Bristol have taken around pounds 77,000 in season ticket receipts in recent weeks - indeed, 150 new subscribers signed up during the course of last Saturday's 50-point victory over Fylde - and latest figures suggest the membership will soon pass the 1,000 mark. Those pickings are unexpectedly rich, given that the Memorial Grounders were relegated from the top flight last season and, for the first time in well over a century, find themselves denied competitive access to Gloucester, Leicester and Northampton.

"The Bristol public has been magnificent," said Andy Brassington, the club's marketing manager, yesterday. "The people here have always had an instinctive love of rugby and that support and enthusiasm is beginning to show itself again after some very lean years. With all due respect to the previous management regime, I think people know quality when they see it. Bob Dwyer and Jack Rowell are serious operators."

Dwyer is trading on his impeccable Wallaby credentials in an effort to recruit David Knox, the former Australian Test stand-off, and success on that front would send shivers throughout the length and breadth of Allied Dunbar Two, as well as all the right signals to the sporting public. "Bob has some tremendous contacts and I suspect we'll be a stronger outfit a few weeks down the road," said Brassington, who lost his job when the club went to the wall, only to return when Malcolm Pearce, a local millionaire, put his hand in his pocket last month.

Reports that supporters might be forced to shell out almost as much for a World Cup ticket as Pearce paid for an entire club were denied yesterday by Keith Rowlands, the chief executive of next year's Cardiff-based competition. Rowlands said the most expensive seats at the new Millenium Stadium during the pool phase would be pounds 50, a mere 25 per cent of the cost quoted by ticket agencies in London. He agreed, however, that tickets for the final might reach pounds 150.
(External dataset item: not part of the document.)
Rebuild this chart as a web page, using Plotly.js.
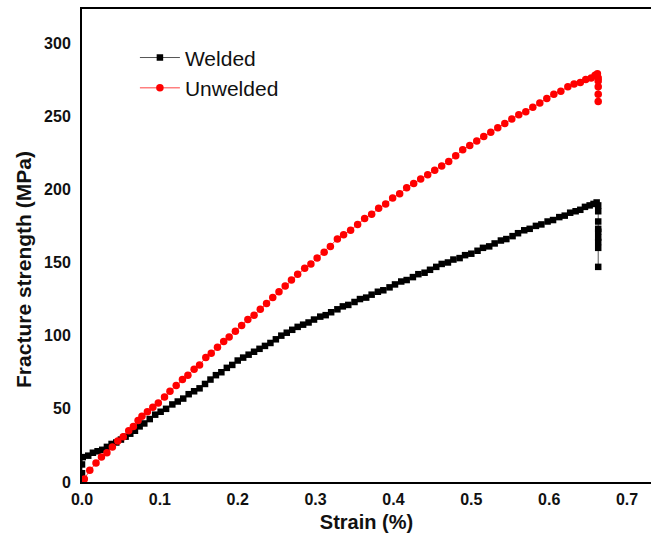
<!DOCTYPE html>
<html>
<head>
<meta charset="utf-8">
<script src="https://cdn.plot.ly/plotly-3.0.1.min.js"></script>
<style>
  html, body { margin: 0; padding: 0; background: #fff; }
  #chart { width: 651px; height: 540px; }
</style>
</head>
<body>
<div id="chart"></div>
<script>
// Tensile test: fracture strength vs. strain for welded and unwelded specimens
const welded_strain = [
  0.000, 0.000, 0.000, 0.001, 0.008, 0.014, 0.020, 0.026, 0.032, 0.038,
  0.044, 0.050, 0.056, 0.062, 0.068, 0.074, 0.080, 0.087, 0.094, 0.101,
  0.108, 0.116, 0.123, 0.130, 0.137, 0.144, 0.151, 0.158, 0.165, 0.172,
  0.179, 0.186, 0.193, 0.200, 0.207, 0.214, 0.221, 0.228, 0.235, 0.242,
  0.249, 0.256, 0.263, 0.270, 0.277, 0.284, 0.291, 0.298, 0.306, 0.313,
  0.320, 0.328, 0.335, 0.342, 0.350, 0.357, 0.365, 0.372, 0.380, 0.387,
  0.395, 0.402, 0.410, 0.417, 0.425, 0.432, 0.440, 0.447, 0.455, 0.462,
  0.470, 0.477, 0.485, 0.492, 0.500, 0.508, 0.515, 0.523, 0.530, 0.538,
  0.545, 0.553, 0.560, 0.568, 0.575, 0.583, 0.590, 0.598, 0.605, 0.613,
  0.620, 0.627, 0.634, 0.640, 0.646, 0.652, 0.657, 0.661,
  0.663, 0.663, 0.663, 0.663, 0.663, 0.663, 0.663, 0.663, 0.663
];
const welded_stress = [
  0, 6, 12, 17, 18, 20, 21, 22, 24, 26,
  27, 29, 31, 33, 35, 38, 40, 43, 46, 48,
  50, 53, 55, 57, 60, 62, 64, 67, 70, 73,
  75, 78, 80, 83, 85, 87, 89, 91, 93, 95,
  97.5, 100, 102, 104, 106, 107.5, 109, 111, 113, 114,
  116, 118, 120, 121, 123, 125, 126, 128, 130, 131,
  133, 135, 137, 138, 140, 142, 143, 145, 147, 149,
  150, 152, 153, 155, 156, 158, 160, 161, 163, 165,
  166, 168, 170, 172, 173, 175, 176, 178, 179, 181,
  182, 184, 185, 186, 188, 189, 190, 191,
  189, 185, 178, 173, 171, 167, 164, 160, 147
];

const unwelded_strain = [
  0.000, 0.003, 0.010, 0.018, 0.025, 0.032, 0.039, 0.046, 0.053, 0.060,
  0.066, 0.072, 0.077, 0.084, 0.091, 0.098, 0.106, 0.113, 0.121, 0.129,
  0.136, 0.144, 0.151, 0.159, 0.166, 0.174, 0.182, 0.189, 0.197, 0.205,
  0.213, 0.221, 0.229, 0.237, 0.245, 0.253, 0.261, 0.269, 0.277, 0.286,
  0.294, 0.302, 0.311, 0.319, 0.328, 0.336, 0.345, 0.354, 0.363, 0.372,
  0.381, 0.390, 0.399, 0.408, 0.417, 0.426, 0.435, 0.444, 0.453, 0.462,
  0.471, 0.480, 0.489, 0.498, 0.507, 0.516, 0.525, 0.534, 0.543, 0.552,
  0.561, 0.570, 0.579, 0.588, 0.597, 0.606, 0.615, 0.624, 0.632, 0.640,
  0.647, 0.654, 0.659, 0.662,
  0.663, 0.663, 0.663, 0.663, 0.663
];
const unwelded_stress = [
  0, 2, 8, 13, 17, 20, 24, 28, 31, 35,
  38, 42, 45, 48, 51, 54, 58, 62, 66, 70,
  73, 77, 80, 85, 88, 92, 96, 99, 103, 107,
  111, 114, 118, 122, 126, 130, 134, 138, 142, 146,
  149, 153, 157, 161, 166, 169, 172, 176, 180, 183,
  187, 190, 194, 197, 201, 204, 207, 210, 213, 216,
  219, 223, 227, 230, 233, 236, 239, 242, 245, 248,
  251, 253, 256, 259, 262, 265, 267, 270, 272, 273,
  275, 276, 278, 279,
  276, 274, 270, 265, 260
];

const xTickVals = [0, 0.1, 0.2, 0.3, 0.4, 0.5, 0.6, 0.7];
const xTickText = ['0.0', '0.1', '0.2', '0.3', '0.4', '0.5', '0.6', '0.7'];
const yTickVals = [0, 50, 100, 150, 200, 250, 300];

const FONT = 'Liberation Sans, Arial, Helvetica, sans-serif';

const traces = [
  {
    name: 'Welded',
    x: welded_strain,
    y: welded_stress,
    type: 'scatter',
    mode: 'lines+markers',
    line: { color: '#555555', width: 1 },
    marker: { symbol: 'square', size: 6.5, color: '#000000' }
  },
  {
    name: 'Unwelded',
    x: unwelded_strain,
    y: unwelded_stress,
    type: 'scatter',
    mode: 'lines+markers',
    line: { color: '#ff4040', width: 1 },
    marker: { symbol: 'circle', size: 7.5, color: '#ff0000' }
  }
];

const layout = {
  width: 651,
  height: 540,
  margin: { l: 82, r: 0, t: 9, b: 58 },
  paper_bgcolor: '#ffffff',
  plot_bgcolor: '#ffffff',
  font: { family: FONT, color: '#000000' },
  showlegend: true,
  legend: {
    x: 0.093, y: 0.94, xanchor: 'left', yanchor: 'top',
    bgcolor: 'rgba(0,0,0,0)',
    font: { family: FONT, size: 21, color: '#111111' },
    itemwidth: 40
  },
  xaxis: {
    range: [0, 0.7308],
    tickvals: xTickVals,
    ticktext: xTickText,
    showgrid: false,
    zeroline: false,
    showline: true,
    mirror: true,
    linecolor: '#000000',
    linewidth: 2,
    ticks: '',
    ticklabelstandoff: 2,
    tickfont: { family: FONT, size: 16, weight: 'bold', color: '#111111' },
    title: {
      text: 'Strain (%)',
      font: { family: FONT, size: 20, weight: 'bold', color: '#111111' },
      standoff: 8
    }
  },
  yaxis: {
    range: [0, 323.2],
    tickvals: yTickVals,
    showgrid: false,
    zeroline: false,
    showline: true,
    linecolor: '#000000',
    linewidth: 2,
    ticks: '',
    ticklabelstandoff: 6,
    tickfont: { family: FONT, size: 16, weight: 'bold', color: '#111111' }
  },
  annotations: [
    {
      text: 'Fracture strength (MPa)',
      xref: 'paper', yref: 'paper',
      x: -0.104, y: 0.45,
      xanchor: 'center', yanchor: 'middle',
      textangle: -90,
      showarrow: false,
      font: { family: FONT, size: 21, weight: 'bold', color: '#111111' }
    }
  ]
};

Plotly.newPlot('chart', traces, layout, { displayModeBar: false, staticPlot: true });
</script>
</body>
</html>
Jason Leonard, a front-row veteran of England's last two World Cup campaigns, appears before a Rugby Football Union disciplinary panel tonight following his dismissal for stamping on Northampton's Budge Pountney last weekend.

Shane Howarth, the former All Black full-back, has declared himself available for Wales, whose coach, Graham Henry, happens to be a fellow New Zealander. "He asked me about my eligibility and I told him that while one of my grandfathers was born in Lancashire, the other was born in Wales," said Howarth, who plays for Sale.

Henry will be sorely tempted to pull his countryman into the fold, especially as Kevin Morgan, last season's first-choice No 15, has broken his thumb and will be sidelined for a good six weeks.

Two genuinely Welsh rugby league players, Iestyn Harris and Anthony Sullivan, are also said to be in the new coach's sights.